Over the pond, while Trump was pointing at terror attacks and painting a picture of Muslims posing a systematic threat to America, European populists exaggerated the concept of Islamisation in Europe. According to them, Europe is at risk of becoming Islamised by the invading Muslim culture, arguing that the recent terror attacks just drum to the beat of this development. Dutch Geert Wilders frequently used the fear of Islamisation in his campaign. He has been heard to vow to ‘de-Islamise’ his country by closing down all Islamic schools and mosques. Wilder’s campaign in early 2017 was seen as a very Trump-influenced campaign with hate speech against Muslims as a central element.
From Germany, Deutsche Welle reported after the parliamentary elections that “popular anxiety about foreigners in general and refugees in particular” was behind the success of the populist party AfD (Alternative für Deutschland). They claimed that this was thanks to the media attention gained by “conscious usage of controversial, often offensive remarks” and the fact that media eagerly reported about the provocation of AfD. Indeed, the campaign of AfD used posters with texts like “New Germans? Make them yourself” and a picture of a pregnant woman in the background. After the election, statistics showed that the AfD support was large in areas with less immigrants, so one could say that in one way or another the fear rhetoric did its job.

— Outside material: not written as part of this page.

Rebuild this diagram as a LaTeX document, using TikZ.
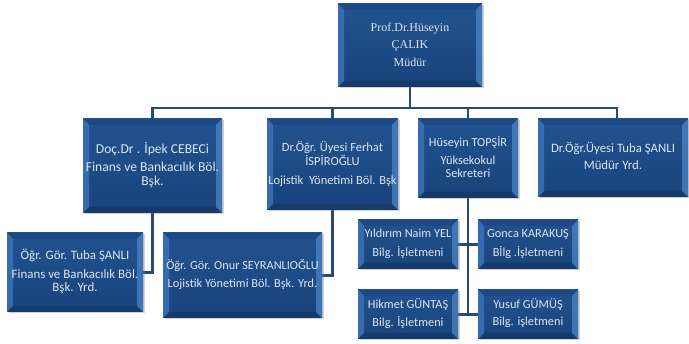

In Europe, the election that got the most attention last year was the French presidential election. Marine Le Pen from the National Front party – ‘The High Priestess of Fear’ as she was called by Emmanuel Macron – made it to the second round with a clear campaign of anti-immigration, anti-terrorism and border closure. That this had potential to work well in France was no surprise, as the country had been badly hit by terrorism during the past years. However, the similarity to Trump’s rhetoric of fear is remarkable. This rhetoric has been the running line for her party for a long time, though. It could be that Trump also copied a lot from Madame Le Pen.
That was 2017. What is next? Will the politics of fear again make a return in 2018? Time will tell. There are hints that the dialogue has matured. Voters have been more aware of the politics of fear. Yet, this does not mean we can drop our guard. For example, the Czech Republic just re-elected a president who portrayed muslim immigration as a severe security threat. Furthermore, there is one interesting example to take from the Finnish presidential election. Trump-supporting candidate Laura Huhtasaari used an upgraded 2018.0 version of the fear strategy by portraying herself as the enabler for citizens with fears to discuss their fears with others – most notably to raise critical opinions of immigration without getting them judged as hate speech. Her approach shows an evolution of how fear is used in politics. An interesting development for Trump to follow perhaps, if he intends to use the strategy of fear again in 2020.